OBJECTIVE:
Extract the full listing verbatim and drop any pictures from your copy.

GIVEN MATERIAL:
►
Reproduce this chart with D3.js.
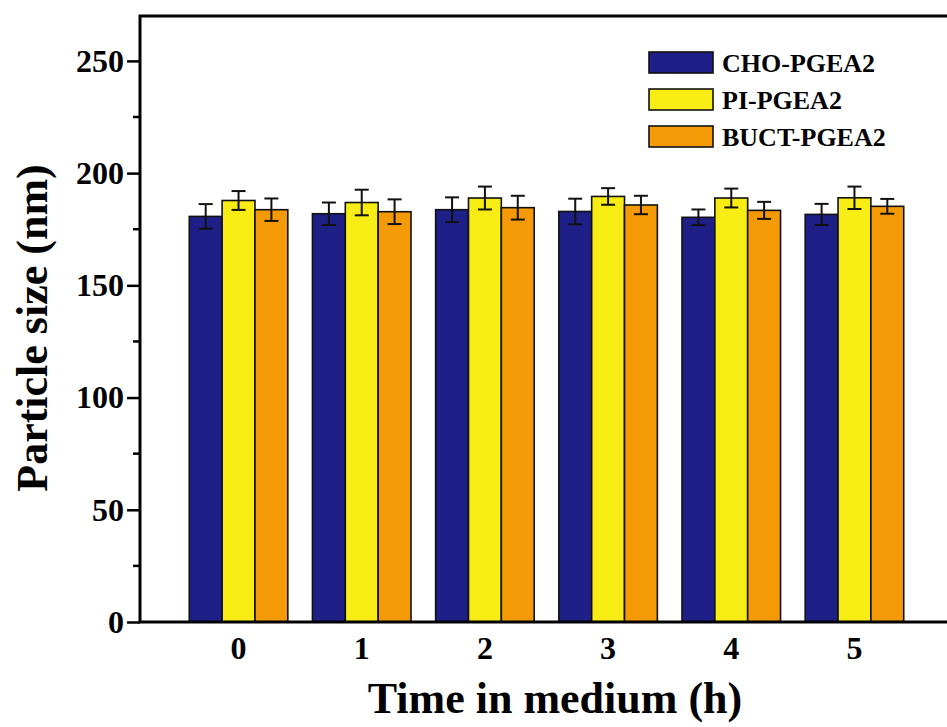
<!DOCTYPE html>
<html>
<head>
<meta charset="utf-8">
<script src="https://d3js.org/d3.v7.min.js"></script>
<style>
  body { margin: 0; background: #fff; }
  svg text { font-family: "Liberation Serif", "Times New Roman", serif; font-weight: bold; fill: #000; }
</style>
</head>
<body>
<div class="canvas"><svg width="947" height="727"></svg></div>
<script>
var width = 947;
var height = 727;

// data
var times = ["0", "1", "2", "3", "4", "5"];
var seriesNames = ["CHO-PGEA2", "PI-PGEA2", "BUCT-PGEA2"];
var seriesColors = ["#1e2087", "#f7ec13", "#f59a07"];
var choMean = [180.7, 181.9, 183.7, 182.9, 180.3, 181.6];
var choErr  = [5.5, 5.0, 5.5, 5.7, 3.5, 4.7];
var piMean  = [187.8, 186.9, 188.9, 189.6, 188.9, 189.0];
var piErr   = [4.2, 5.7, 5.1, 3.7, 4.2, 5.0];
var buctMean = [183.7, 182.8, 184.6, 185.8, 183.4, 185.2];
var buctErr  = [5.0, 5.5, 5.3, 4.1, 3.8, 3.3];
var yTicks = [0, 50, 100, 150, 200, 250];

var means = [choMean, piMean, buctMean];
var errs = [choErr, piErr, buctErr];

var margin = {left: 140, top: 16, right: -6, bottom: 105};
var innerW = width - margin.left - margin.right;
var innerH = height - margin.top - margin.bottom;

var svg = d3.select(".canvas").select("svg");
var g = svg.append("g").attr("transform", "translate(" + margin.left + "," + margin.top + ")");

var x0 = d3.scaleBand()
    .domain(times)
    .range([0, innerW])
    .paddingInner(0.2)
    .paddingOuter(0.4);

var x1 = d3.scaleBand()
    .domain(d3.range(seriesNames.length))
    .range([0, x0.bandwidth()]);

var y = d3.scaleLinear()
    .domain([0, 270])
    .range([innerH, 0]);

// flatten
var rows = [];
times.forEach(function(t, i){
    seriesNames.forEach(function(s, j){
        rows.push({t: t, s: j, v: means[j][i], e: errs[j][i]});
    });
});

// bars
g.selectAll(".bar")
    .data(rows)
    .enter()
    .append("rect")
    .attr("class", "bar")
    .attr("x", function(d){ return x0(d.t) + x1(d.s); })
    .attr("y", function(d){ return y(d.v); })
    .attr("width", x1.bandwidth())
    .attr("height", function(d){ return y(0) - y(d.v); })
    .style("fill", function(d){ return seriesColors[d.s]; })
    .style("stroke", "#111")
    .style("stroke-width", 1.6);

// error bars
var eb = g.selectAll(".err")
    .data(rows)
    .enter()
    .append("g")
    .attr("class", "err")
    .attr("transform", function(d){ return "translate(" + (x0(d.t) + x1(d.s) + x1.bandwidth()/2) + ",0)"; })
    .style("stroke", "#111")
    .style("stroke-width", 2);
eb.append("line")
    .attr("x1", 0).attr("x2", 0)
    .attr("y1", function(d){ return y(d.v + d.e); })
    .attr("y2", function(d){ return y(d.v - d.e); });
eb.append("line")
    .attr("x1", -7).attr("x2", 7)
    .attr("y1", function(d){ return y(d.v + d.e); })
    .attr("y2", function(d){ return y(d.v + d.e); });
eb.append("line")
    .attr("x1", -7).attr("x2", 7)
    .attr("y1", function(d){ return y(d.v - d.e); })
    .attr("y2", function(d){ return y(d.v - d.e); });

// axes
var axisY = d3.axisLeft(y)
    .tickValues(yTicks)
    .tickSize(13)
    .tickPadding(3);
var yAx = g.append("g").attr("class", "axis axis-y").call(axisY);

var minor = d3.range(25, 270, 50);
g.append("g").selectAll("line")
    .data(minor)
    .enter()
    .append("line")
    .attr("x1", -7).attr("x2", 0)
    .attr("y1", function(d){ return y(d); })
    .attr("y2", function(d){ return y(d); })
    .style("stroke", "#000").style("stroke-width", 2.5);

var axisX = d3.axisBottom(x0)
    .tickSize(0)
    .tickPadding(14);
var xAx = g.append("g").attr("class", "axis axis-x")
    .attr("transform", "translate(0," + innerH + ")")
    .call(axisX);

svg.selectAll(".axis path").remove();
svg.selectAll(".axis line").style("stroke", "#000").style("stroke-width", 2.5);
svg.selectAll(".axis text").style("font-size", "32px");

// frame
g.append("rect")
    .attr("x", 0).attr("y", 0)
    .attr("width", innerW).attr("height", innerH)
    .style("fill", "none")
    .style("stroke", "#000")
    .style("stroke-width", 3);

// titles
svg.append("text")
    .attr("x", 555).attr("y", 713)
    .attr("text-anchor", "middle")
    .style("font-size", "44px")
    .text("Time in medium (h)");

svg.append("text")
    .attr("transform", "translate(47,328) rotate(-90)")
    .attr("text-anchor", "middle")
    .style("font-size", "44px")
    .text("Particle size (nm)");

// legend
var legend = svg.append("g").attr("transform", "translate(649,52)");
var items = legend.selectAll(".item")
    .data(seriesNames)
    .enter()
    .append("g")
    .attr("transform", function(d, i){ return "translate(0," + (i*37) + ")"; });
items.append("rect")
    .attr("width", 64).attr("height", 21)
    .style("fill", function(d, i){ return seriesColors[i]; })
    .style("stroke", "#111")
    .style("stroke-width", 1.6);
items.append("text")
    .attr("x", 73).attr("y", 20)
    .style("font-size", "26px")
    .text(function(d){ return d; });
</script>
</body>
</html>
◄
RESULT:
Reproduce this chart with D3.js.
<!DOCTYPE html>
<html>
<head>
<meta charset="utf-8">
<script src="https://d3js.org/d3.v7.min.js"></script>
<style>
  body { margin: 0; background: #fff; }
  svg text { font-family: "Liberation Serif", "Times New Roman", serif; font-weight: bold; fill: #000; }
</style>
</head>
<body>
<div class="canvas"><svg width="947" height="727"></svg></div>
<script>
var width = 947;
var height = 727;

// data
var times = ["0", "1", "2", "3", "4", "5"];
var seriesNames = ["CHO-PGEA2", "PI-PGEA2", "BUCT-PGEA2"];
var seriesColors = ["#1e2087", "#f7ec13", "#f59a07"];
var choMean = [180.7, 181.9, 183.7, 182.9, 180.3, 181.6];
var choErr  = [5.5, 5.0, 5.5, 5.7, 3.5, 4.7];
var piMean  = [187.8, 186.9, 188.9, 189.6, 188.9, 189.0];
var piErr   = [4.2, 5.7, 5.1, 3.7, 4.2, 5.0];
var buctMean = [183.7, 182.8, 184.6, 185.8, 183.4, 185.2];
var buctErr  = [5.0, 5.5, 5.3, 4.1, 3.8, 3.3];
var yTicks = [0, 50, 100, 150, 200, 250];

var means = [choMean, piMean, buctMean];
var errs = [choErr, piErr, buctErr];

var margin = {left: 140, top: 16, right: -6, bottom: 105};
var innerW = width - margin.left - margin.right;
var innerH = height - margin.top - margin.bottom;

var svg = d3.select(".canvas").select("svg");
var g = svg.append("g").attr("transform", "translate(" + margin.left + "," + margin.top + ")");

var x0 = d3.scaleBand()
    .domain(times)
    .range([0, innerW])
    .paddingInner(0.2)
    .paddingOuter(0.4);

var x1 = d3.scaleBand()
    .domain(d3.range(seriesNames.length))
    .range([0, x0.bandwidth()]);

var y = d3.scaleLinear()
    .domain([0, 270])
    .range([innerH, 0]);

// flatten
var rows = [];
times.forEach(function(t, i){
    seriesNames.forEach(function(s, j){
        rows.push({t: t, s: j, v: means[j][i], e: errs[j][i]});
    });
});

// bars
g.selectAll(".bar")
    .data(rows)
    .enter()
    .append("rect")
    .attr("class", "bar")
    .attr("x", function(d){ return x0(d.t) + x1(d.s); })
    .attr("y", function(d){ return y(d.v); })
    .attr("width", x1.bandwidth())
    .attr("height", function(d){ return y(0) - y(d.v); })
    .style("fill", function(d){ return seriesColors[d.s]; })
    .style("stroke", "#111")
    .style("stroke-width", 1.6);

// error bars
var eb = g.selectAll(".err")
    .data(rows)
    .enter()
    .append("g")
    .attr("class", "err")
    .attr("transform", function(d){ return "translate(" + (x0(d.t) + x1(d.s) + x1.bandwidth()/2) + ",0)"; })
    .style("stroke", "#111")
    .style("stroke-width", 2);
eb.append("line")
    .attr("x1", 0).attr("x2", 0)
    .attr("y1", function(d){ return y(d.v + d.e); })
    .attr("y2", function(d){ return y(d.v - d.e); });
eb.append("line")
    .attr("x1", -7).attr("x2", 7)
    .attr("y1", function(d){ return y(d.v + d.e); })
    .attr("y2", function(d){ return y(d.v + d.e); });
eb.append("line")
    .attr("x1", -7).attr("x2", 7)
    .attr("y1", function(d){ return y(d.v - d.e); })
    .attr("y2", function(d){ return y(d.v - d.e); });

// axes
var axisY = d3.axisLeft(y)
    .tickValues(yTicks)
    .tickSize(13)
    .tickPadding(3);
var yAx = g.append("g").attr("class", "axis axis-y").call(axisY);

var minor = d3.range(25, 270, 50);
g.append("g").selectAll("line")
    .data(minor)
    .enter()
    .append("line")
    .attr("x1", -7).attr("x2", 0)
    .attr("y1", function(d){ return y(d); })
    .attr("y2", function(d){ return y(d); })
    .style("stroke", "#000").style("stroke-width", 2.5);

var axisX = d3.axisBottom(x0)
    .tickSize(0)
    .tickPadding(14);
var xAx = g.append("g").attr("class", "axis axis-x")
    .attr("transform", "translate(0," + innerH + ")")
    .call(axisX);

svg.selectAll(".axis path").remove();
svg.selectAll(".axis line").style("stroke", "#000").style("stroke-width", 2.5);
svg.selectAll(".axis text").style("font-size", "32px");

// frame
g.append("rect")
    .attr("x", 0).attr("y", 0)
    .attr("width", innerW).attr("height", innerH)
    .style("fill", "none")
    .style("stroke", "#000")
    .style("stroke-width", 3);

// titles
svg.append("text")
    .attr("x", 555).attr("y", 713)
    .attr("text-anchor", "middle")
    .style("font-size", "44px")
    .text("Time in medium (h)");

svg.append("text")
    .attr("transform", "translate(47,328) rotate(-90)")
    .attr("text-anchor", "middle")
    .style("font-size", "44px")
    .text("Particle size (nm)");

// legend
var legend = svg.append("g").attr("transform", "translate(649,52)");
var items = legend.selectAll(".item")
    .data(seriesNames)
    .enter()
    .append("g")
    .attr("transform", function(d, i){ return "translate(0," + (i*37) + ")"; });
items.append("rect")
    .attr("width", 64).attr("height", 21)
    .style("fill", function(d, i){ return seriesColors[i]; })
    .style("stroke", "#111")
    .style("stroke-width", 1.6);
items.append("text")
    .attr("x", 73).attr("y", 20)
    .style("font-size", "26px")
    .text(function(d){ return d; });
</script>
</body>
</html>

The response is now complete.